My full review of Ben Singkol will come out tomorrow, but if you already think you want it, here is the Rafflecopter for your convenience. =)

a Rafflecopter giveaway

Image Source: Ben Singkol by F. Sionil Jose


Introverted Jen said...

Sorry I've been such a slacker lately! I always enjoy reading your insightful Character Connections.

I read your excerpt and my skin crawled. It would be bad enough to owe that kind if debt to someone who doesn't see it as a debt but rather as the right thing to do. I can't imagine "owing" someone who reminds you of it constantly and then uses you to wield such terrible power!

Thanks for sticking with me!

Enbrethiliel said...


I braced myself whenever Froilan made another appearance in the story. =(

I wonder if there's a solid philosophical rebuttal to the idea of utang na loob--something that could empower Ben and the other characters to say, "Actually, I don't owe you that."

Paul Stilwell said...

Oh, the Rescuer who turns out to be a sort of omnipresent leech to the Rescuee...where have I have read or seen this kind of story before? It's genius. Perhaps it was a Hitchcock film.

I would look to Aquinas to break the idea of utang na loob.

My notion is that the saving of someone's life from death is something that cannot be paid back in kind (what, are you going to follow your rescuer everywhere he goes to maybe save him from mishap when it might happen to befall?), therefore the rescuer in rescuing the person was not exacting a debt, but the act of rescuing itself was an act of mercy.

By exacting a debt afterwards he is corrupting his act of mercy/virtue by exacting payment for it. *Who* he is exacting payment from is beside the point. He therefore becomes one of those who "has had his reward". He is twisting his act of virtue. Therefore, by acceding to his requests of payment, the rescuee is capitulating to the rescuer's twisting of his own act of virtue. By refusing to accede, the rescuee is refusing to be complicit in the twisting of virtue.

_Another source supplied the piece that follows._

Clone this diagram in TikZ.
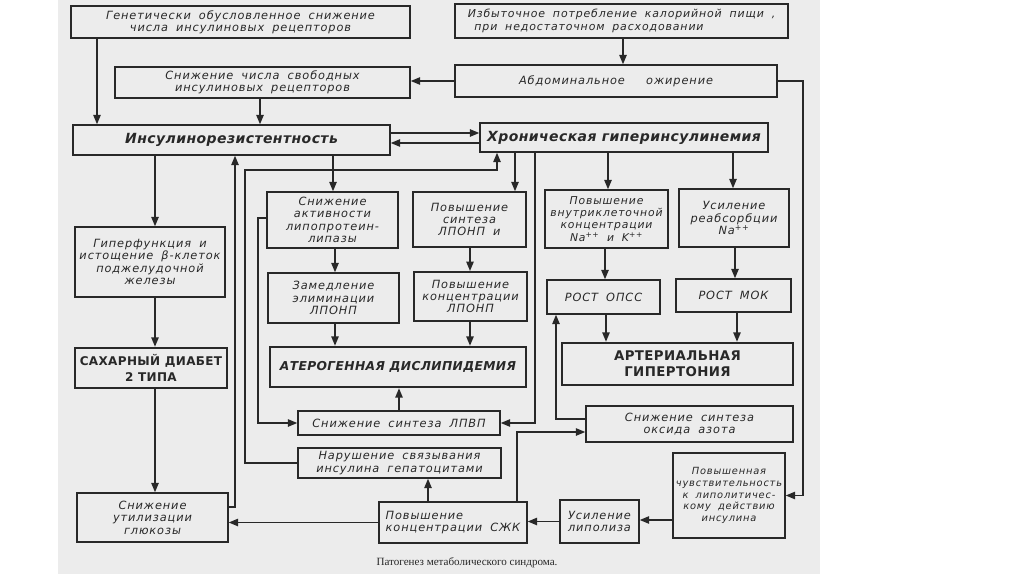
\documentclass[tikz,border=0pt]{standalone}
\usepackage{fontspec}
\setmainfont{DejaVu Sans}
\newfontfamily\hand[LetterSpace=8,WordSpace=1.8]{DejaVu Sans}
\newfontfamily\bhand[LetterSpace=3]{DejaVu Sans}
\newfontfamily\capfont{Liberation Serif}
\usetikzlibrary{arrows.meta}
\definecolor{scan}{RGB}{236,236,236}
\definecolor{ink}{RGB}{40,40,40}
\tikzset{
  box/.style={draw=ink, line width=1.1pt, inner sep=1pt, align=center, text=ink,
    font=\hand\itshape\fontsize{8.5}{9.3}\selectfont},
  tbox/.style={box, line width=1.9pt},
  mbox/.style={box, line width=1.5pt},
  bbox/.style={box, font=\bhand\bfseries\itshape\fontsize{10.5}{12}\selectfont},
  capbox/.style={tbox, font=\bhand\bfseries\fontsize{10}{12}\selectfont},
  arr/.style={draw=ink, line width=1.1pt, -{Triangle[length=7pt,width=5.5pt]}},
}
\newcommand\bx[7]{\node[#6, minimum width={(#4-#2)*0.75pt}, minimum height={(#5-#3)*0.75pt}] (#1) at ({(#2+#4)/2},{(#3+#5)/2}) {#7};}
\begin{document}
\begin{tikzpicture}[x=0.75pt,y=-0.75pt]
\useasboundingbox (0,0) rectangle (1024,574);
\fill[white] (0,0) rectangle (1024,574);
\fill[scan] (58,0) rectangle (820,574);
% helper coordinates
\foreach \k in {97,155,235,245,258,260,333,335,399,428,470,497,515,517,535,556,605,606,608,623,733,735,737,803}
  \coordinate (k\k) at (\k,0);
\foreach \h in {133,143,170,218,419,432,507,520}
  \coordinate (h\h) at (0,\h);
% boxes
\bx{gen}{71}{6}{410}{38}{box}{Генетически обусловленное снижение\\числа инсулиновых рецепторов}
\bx{exc}{455}{4}{788}{38}{box,align=left,font=\hand\itshape\fontsize{8.2}{9.3}\selectfont}{Избыточное потребление калорийной пищи ,\\\hspace*{5pt}при недостаточном расходовании}
\bx{free}{115}{67}{410}{98}{box}{Снижение числа свободных\\инсулиновых рецепторов}
\bx{abd}{455}{65}{777}{97}{box}{Абдоминальное\hspace{16pt}ожирение}
\bx{ir}{73}{125}{390}{155}{bbox}{Инсулинорезистентность}
\bx{hyp}{480}{123}{768}{152}{bbox}{Хроническая гиперинсулинемия}
\bx{b23}{75}{227}{225}{297}{box}{Гиперфункция и\\истощение β-клеток\\поджелудочной\\железы}
\bx{diab}{75}{348}{227}{388}{capbox,font=\bhand\bfseries\fontsize{9}{11.5}\selectfont}{САХАРНЫЙ ДИАБЕТ\\2 ТИПА}
\bx{gluc}{77}{493}{228}{542}{box}{Снижение\\утилизации\\глюкозы}
\bx{lpl}{267}{192}{398}{248}{box}{Снижение\\активности\\липопротеин-\\липазы}
\bx{vldl}{413}{192}{526}{247}{box}{Повышение\\синтеза\\ЛПОНП и}
\bx{elim}{268}{273}{399}{323}{box}{Замедление\\элиминации\\ЛПОНП}
\bx{vconc}{414}{272}{527}{321}{mbox}{Повышение\\концентрации\\ЛПОНП}
\bx{ath}{270}{347}{526}{387}{tbox,font=\bhand\bfseries\itshape\fontsize{9.2}{12}\selectfont}{АТЕРОГЕННАЯ ДИСЛИПИДЕМИЯ}
\bx{hdl}{298}{411}{500}{435}{box}{Снижение синтеза ЛПВП}
\bx{bind}{298}{448}{501}{478}{box}{Нарушение связывания\\инсулина гепатоцитами}
\bx{ffa}{379}{502}{527}{543}{box,align=left}{Повышение\\концентрации СЖК}
\bx{na}{545}{190}{668}{248}{box,font=\hand\itshape\fontsize{8.1}{9.2}\selectfont}{Повышение\\внутриклеточной\\концентрации\\Na\textsuperscript{++} и K\textsuperscript{++}}
\bx{reab}{679}{189}{789}{247}{box}{Усиление\\реабсорбции\\Na\textsuperscript{++}}
\bx{opss}{547}{280}{660}{314}{box}{РОСТ ОПСС}
\bx{mok}{676}{279}{791}{312}{box}{РОСТ МОК}
\bx{art}{562}{343}{793}{385}{capbox}{АРТЕРИАЛЬНАЯ\\ГИПЕРТОНИЯ}
\bx{no}{586}{406}{793}{442}{box}{Снижение синтеза\\оксида азота}
\bx{sens}{673}{453}{785}{538}{box,font=\hand\itshape\fontsize{7.4}{8.8}\selectfont}{Повышенная\\чувствительность\\к липолитичес-\\кому действию\\инсулина}
\bx{lip}{560}{500}{639}{543}{box}{Усиление\\липолиза}
\node[font=\capfont\fontsize{8.3}{10}\selectfont, text=ink] (cap) at (467,563) {Патогенез метаболического синдрома.};
% connectors
\draw[arr] (gen.south -| k97) -- (ir.north -| k97);
\draw[arr] (free.south -| k260) -- (ir.north -| k260);
\draw[arr] (exc.south -| k623) -- (abd.north -| k623);
\draw[arr] (abd.west) -- (free.east |- abd.west);
\draw[arr] (abd.east) -- (abd.east -| k803) |- (sens.east);
\draw[arr] (ir.east |- h133) -- (hyp.west |- h133);
\draw[arr] (hyp.west |- h143) -- (ir.east |- h143);
\draw[arr] (ir.south -| k155) -- (b23.north -| k155);
\draw[arr] (b23.south -| k155) -- (diab.north -| k155);
\draw[arr] (diab.south -| k155) -- (gluc.north -| k155);
\draw[arr] (gluc.east |- h507) -- (k235 |- h507) -- (ir.south -| k235);
\draw[arr] (ir.south -| k333) -- (lpl.north -| k333);
\draw[arr] (hyp.south -| k515) -- (vldl.north -| k515);
\draw[arr] (hyp.south -| k608) -- (na.north -| k608);
\draw[arr] (hyp.south -| k733) -- (reab.north -| k733);
\draw[arr] (lpl.south -| k335) -- (elim.north -| k335);
\draw[arr] (vldl.south -| k470) -- (vconc.north -| k470);
\draw[arr] (elim.south -| k335) -- (ath.north -| k335);
\draw[arr] (vconc.south -| k470) -- (ath.north -| k470);
\draw[arr] (hdl.north -| k399) -- (ath.south -| k399);
\draw[arr] (lpl.west |- h218) -- (k258 |- h218) |- (hdl.west);
\draw[arr] (hyp.south -| k535) |- (hdl.east);
\draw[arr] (bind.west) -| (k245 |- h170) -| (hyp.south -| k497);
\draw[arr] (ffa.north -| k428) -- (bind.south -| k428);
\draw[arr] (ffa.west) -- (gluc.east |- ffa.west);
\draw[arr] (ffa.north -| k517) |- (no.west |- h432);
\draw[arr] (no.west |- h419) -| (opss.south -| k556);
\draw[arr] (na.south -| k605) -- (opss.north -| k605);
\draw[arr] (reab.south -| k735) -- (mok.north -| k735);
\draw[arr] (opss.south -| k606) -- (art.north -| k606);
\draw[arr] (mok.south -| k737) -- (art.north -| k737);
\draw[arr] (sens.west |- h520) -- (lip.east |- h520);
\draw[arr] (lip.west) -- (ffa.east |- lip.west);
\end{tikzpicture}
\end{document}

Simply, the rescuer is trying to get the recuee to become complicit in his corruption of virtue.

Enbrethiliel said...


If anyone could break it, St. Thomas Aquinas could! =)

I did figure that both a debt that cannot be paid back in kind and a debt that cannot be paid back at all aren't really "debts" by definition. We may owe some return for them, but not the return that is being demanded. And there really is an element of villainy is targeting someone as your "debtor," which we see Froilan do later in the novel as well.